Hi Jane, I am on for snorkelling, see you there,

Also, T0rb asked me to post something about (cell)phone use in mexico- seems like most phones will work there on roaming, so you will have to pay $1 or so per minute. Just be careful if you have an iphone to disable the roaming network, otherwise you could get a bill for $00's. I dont know if its possible in Mexico but the cheapest way with a regular phone is to get a "sim" card for the local network (often they sell at the airport)- but then you will have a different phone # while using it,

Dave

Bring Music

Okay, I am packed, I have an new computer projector, a new camera, 4 pounds of coffee, a coffee grinder; and two extension cords, I want to see if we can project presentations onto the sea wall at the edge the place at night, you walk down steps to beach. Ok, i would like to have some music there too, so I will trade coffee for music. bring tunes is what matters, we can figure out how to play, with extension cords on the beach perhaps If you can pack something that plays music bring that. Kristin and I, and Jane are off early in AM. Will be in touch. I look forward to Smoked Marlin Tacons for lunch. Torberto Try Bloggin, its fun, dont be inhibited!

Beach Bummin'

Nice job Cliff!  I'm a newbie too!  

Torbert reports that our lodging is right on the ocean, so I'm bringing snorkel gear on the off chance that the field won't occupy us for every minute of daylight.    I'm too chicken to go in alone, so if anyone else has gear, I'd appreciate company.  I'm also bringing my hubby's gear to share with anyone, although it won't work for the more petite members of the group.  

See you all there.  
I bloggeth! Sorry, it's my first time and I was just so excited :-)... Happy New Year and see you all soon...

Cheers,

Cliff

Power Plug / Clothes to Bring

Plug - To my knowledge now, you do not need a plug adaptor, I went to Radio Shack, it is just like ours.

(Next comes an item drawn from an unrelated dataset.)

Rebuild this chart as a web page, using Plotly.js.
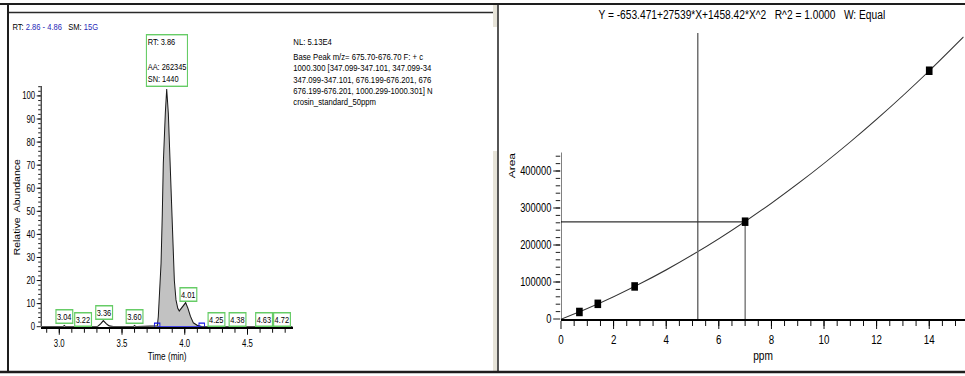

Clothes - Be sure to bring a water proof nylon or goretex rain jacket and possibly pants, as early in the morning for shoot bagging it is still cool and a lot of condensation on the plants, and you can get real wet and actually cold. Then later in the day it will be 80 - 85 or more, so you take off the pants and wear shorts. In the evening it gets to low 60s, so a sweat shirt and pants is sometimes appropriate.